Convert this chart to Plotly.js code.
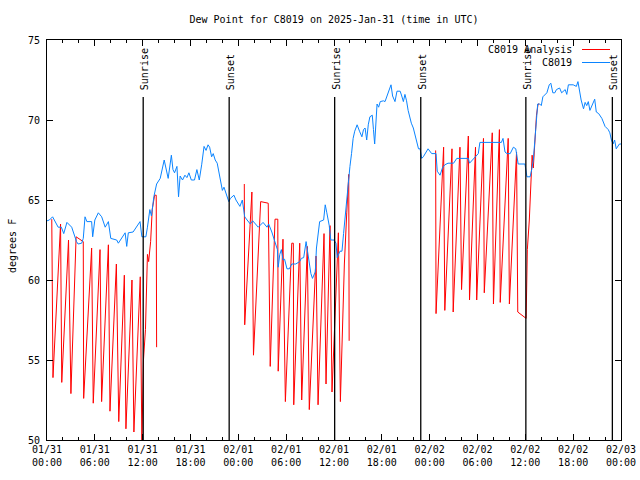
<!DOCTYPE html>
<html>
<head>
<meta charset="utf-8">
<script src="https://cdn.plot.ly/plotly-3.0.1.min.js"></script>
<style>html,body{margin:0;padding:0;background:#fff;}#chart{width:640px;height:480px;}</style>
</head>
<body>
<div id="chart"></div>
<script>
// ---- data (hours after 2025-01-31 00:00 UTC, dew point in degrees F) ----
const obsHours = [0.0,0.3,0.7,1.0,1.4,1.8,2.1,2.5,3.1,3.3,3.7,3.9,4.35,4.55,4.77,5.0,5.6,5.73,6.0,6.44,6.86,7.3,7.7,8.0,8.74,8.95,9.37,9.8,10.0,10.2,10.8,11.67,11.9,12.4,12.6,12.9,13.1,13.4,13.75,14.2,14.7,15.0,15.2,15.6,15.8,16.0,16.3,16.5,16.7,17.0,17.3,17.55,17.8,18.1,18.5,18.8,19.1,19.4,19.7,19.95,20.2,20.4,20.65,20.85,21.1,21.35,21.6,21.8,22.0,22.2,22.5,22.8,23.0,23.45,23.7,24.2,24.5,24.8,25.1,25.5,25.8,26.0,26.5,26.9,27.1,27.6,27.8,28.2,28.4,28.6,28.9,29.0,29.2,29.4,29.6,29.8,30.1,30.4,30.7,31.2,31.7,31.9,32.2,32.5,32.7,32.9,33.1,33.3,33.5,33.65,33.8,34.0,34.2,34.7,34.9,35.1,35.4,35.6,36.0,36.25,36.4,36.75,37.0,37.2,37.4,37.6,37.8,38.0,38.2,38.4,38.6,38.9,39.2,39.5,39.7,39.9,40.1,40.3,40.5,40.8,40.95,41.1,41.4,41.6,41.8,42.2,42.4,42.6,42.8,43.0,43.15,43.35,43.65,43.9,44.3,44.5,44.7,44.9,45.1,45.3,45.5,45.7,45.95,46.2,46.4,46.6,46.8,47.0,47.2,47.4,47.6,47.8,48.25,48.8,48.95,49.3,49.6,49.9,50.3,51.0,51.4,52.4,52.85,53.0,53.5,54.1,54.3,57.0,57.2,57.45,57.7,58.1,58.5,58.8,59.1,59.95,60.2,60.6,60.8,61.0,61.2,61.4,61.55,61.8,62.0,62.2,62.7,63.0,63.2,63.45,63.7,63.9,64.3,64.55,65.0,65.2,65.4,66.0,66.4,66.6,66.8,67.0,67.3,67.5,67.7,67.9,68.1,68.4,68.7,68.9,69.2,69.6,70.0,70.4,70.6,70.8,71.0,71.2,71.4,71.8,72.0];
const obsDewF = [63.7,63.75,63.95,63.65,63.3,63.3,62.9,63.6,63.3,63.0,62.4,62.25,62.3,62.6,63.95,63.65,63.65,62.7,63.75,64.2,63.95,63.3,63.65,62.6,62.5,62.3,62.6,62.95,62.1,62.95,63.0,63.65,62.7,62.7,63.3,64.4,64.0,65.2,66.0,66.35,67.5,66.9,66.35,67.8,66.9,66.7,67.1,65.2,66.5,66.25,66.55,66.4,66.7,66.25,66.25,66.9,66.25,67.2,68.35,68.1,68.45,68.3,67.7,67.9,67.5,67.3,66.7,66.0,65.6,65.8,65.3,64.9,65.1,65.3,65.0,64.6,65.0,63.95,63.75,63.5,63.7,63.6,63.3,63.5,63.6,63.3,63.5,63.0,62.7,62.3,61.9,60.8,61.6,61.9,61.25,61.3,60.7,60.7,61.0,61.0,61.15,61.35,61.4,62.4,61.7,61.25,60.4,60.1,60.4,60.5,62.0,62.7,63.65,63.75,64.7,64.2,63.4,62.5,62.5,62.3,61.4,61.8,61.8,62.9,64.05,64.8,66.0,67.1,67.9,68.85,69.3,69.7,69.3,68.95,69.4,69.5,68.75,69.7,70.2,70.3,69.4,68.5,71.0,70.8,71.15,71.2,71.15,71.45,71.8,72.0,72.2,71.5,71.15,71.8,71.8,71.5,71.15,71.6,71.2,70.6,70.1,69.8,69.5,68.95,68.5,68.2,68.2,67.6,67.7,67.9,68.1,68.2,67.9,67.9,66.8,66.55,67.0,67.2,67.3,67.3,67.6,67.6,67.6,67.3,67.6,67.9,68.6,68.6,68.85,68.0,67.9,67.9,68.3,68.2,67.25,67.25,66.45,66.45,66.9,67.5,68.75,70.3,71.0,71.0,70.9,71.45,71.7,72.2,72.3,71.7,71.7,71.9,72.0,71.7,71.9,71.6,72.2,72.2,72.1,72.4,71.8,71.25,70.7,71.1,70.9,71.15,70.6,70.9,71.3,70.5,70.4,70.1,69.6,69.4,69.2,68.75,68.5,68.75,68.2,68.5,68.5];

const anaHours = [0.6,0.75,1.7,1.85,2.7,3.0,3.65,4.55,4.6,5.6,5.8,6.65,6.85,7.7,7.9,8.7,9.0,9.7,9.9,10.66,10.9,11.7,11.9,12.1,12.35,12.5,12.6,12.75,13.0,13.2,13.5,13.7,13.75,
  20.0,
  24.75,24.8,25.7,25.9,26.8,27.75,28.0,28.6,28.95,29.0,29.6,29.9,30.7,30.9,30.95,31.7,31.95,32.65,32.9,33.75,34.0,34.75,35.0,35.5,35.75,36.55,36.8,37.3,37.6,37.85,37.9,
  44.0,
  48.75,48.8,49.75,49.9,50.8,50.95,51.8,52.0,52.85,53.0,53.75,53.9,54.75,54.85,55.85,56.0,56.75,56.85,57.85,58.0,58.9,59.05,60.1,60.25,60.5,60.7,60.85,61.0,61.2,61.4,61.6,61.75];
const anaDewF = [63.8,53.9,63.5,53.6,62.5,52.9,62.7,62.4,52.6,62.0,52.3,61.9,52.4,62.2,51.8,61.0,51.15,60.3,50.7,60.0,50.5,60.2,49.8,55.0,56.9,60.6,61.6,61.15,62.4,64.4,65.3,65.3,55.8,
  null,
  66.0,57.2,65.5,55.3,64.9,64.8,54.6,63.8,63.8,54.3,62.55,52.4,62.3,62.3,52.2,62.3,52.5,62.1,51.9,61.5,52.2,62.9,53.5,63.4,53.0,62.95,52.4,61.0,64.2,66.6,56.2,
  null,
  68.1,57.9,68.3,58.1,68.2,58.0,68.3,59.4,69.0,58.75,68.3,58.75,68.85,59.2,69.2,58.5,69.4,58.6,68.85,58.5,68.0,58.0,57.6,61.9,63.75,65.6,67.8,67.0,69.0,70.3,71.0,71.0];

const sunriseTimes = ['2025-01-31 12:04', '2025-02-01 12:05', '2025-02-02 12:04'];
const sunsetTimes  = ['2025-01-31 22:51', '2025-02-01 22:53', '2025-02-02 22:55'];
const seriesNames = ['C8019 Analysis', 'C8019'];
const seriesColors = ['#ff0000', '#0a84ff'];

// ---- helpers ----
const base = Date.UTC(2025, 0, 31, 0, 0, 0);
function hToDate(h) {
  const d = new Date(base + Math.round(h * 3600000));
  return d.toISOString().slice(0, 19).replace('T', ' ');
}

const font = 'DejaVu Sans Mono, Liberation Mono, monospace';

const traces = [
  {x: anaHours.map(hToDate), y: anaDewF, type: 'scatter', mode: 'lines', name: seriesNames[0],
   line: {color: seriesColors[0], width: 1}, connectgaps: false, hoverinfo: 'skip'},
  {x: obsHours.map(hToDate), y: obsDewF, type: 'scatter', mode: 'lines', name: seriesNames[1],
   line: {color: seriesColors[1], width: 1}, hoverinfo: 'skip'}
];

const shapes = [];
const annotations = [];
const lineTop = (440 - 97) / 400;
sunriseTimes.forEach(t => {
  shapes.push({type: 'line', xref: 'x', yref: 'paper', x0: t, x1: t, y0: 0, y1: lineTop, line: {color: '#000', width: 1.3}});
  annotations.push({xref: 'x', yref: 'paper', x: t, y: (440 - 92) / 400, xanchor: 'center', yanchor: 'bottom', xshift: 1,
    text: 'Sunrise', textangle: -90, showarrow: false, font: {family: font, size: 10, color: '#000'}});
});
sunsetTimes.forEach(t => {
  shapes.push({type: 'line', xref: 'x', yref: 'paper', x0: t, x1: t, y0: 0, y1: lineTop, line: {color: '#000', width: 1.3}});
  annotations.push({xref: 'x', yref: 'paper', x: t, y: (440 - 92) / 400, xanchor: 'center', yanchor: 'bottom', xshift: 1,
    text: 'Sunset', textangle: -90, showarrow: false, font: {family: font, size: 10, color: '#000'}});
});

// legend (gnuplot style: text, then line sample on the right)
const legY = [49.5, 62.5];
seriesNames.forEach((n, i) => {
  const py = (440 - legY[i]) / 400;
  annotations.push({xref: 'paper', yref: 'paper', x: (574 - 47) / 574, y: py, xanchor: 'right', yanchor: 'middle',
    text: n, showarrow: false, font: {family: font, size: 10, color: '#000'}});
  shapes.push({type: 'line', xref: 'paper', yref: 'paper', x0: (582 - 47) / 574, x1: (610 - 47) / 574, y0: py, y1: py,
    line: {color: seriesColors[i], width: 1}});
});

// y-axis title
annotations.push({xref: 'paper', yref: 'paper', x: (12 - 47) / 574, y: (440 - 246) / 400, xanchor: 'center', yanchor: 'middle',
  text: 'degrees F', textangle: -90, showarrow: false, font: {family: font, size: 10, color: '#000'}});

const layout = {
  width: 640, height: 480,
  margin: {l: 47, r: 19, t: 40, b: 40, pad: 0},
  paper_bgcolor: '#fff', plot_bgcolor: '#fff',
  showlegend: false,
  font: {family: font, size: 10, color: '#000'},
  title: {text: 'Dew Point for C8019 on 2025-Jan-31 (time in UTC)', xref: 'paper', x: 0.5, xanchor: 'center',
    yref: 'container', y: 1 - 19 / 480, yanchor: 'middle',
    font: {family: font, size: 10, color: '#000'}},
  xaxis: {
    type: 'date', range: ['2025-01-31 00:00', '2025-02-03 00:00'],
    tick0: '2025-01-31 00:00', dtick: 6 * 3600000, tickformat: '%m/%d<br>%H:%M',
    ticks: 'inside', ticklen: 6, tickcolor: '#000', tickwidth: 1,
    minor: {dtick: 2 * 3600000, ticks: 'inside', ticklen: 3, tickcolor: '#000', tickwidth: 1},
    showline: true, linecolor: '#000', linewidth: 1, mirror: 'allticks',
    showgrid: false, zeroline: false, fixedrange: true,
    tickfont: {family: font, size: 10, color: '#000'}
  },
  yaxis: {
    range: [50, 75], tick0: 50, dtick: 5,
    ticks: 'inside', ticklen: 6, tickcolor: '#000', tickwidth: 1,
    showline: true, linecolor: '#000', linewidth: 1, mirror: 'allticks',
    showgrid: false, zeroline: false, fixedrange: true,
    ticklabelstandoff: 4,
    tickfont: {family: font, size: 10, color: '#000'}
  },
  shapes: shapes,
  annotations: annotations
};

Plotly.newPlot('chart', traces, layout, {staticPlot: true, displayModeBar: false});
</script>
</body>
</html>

Task brief =
Using the listing above, locate the lines that hold "chart" and copy each one.

Final result =
Convert this chart to Plotly.js code.
<style>html,body{margin:0;padding:0;background:#fff;}#chart{width:640px;height:480px;}</style>
<div id="chart"></div>
Plotly.newPlot('chart', traces, layout, {staticPlot: true, displayModeBar: false});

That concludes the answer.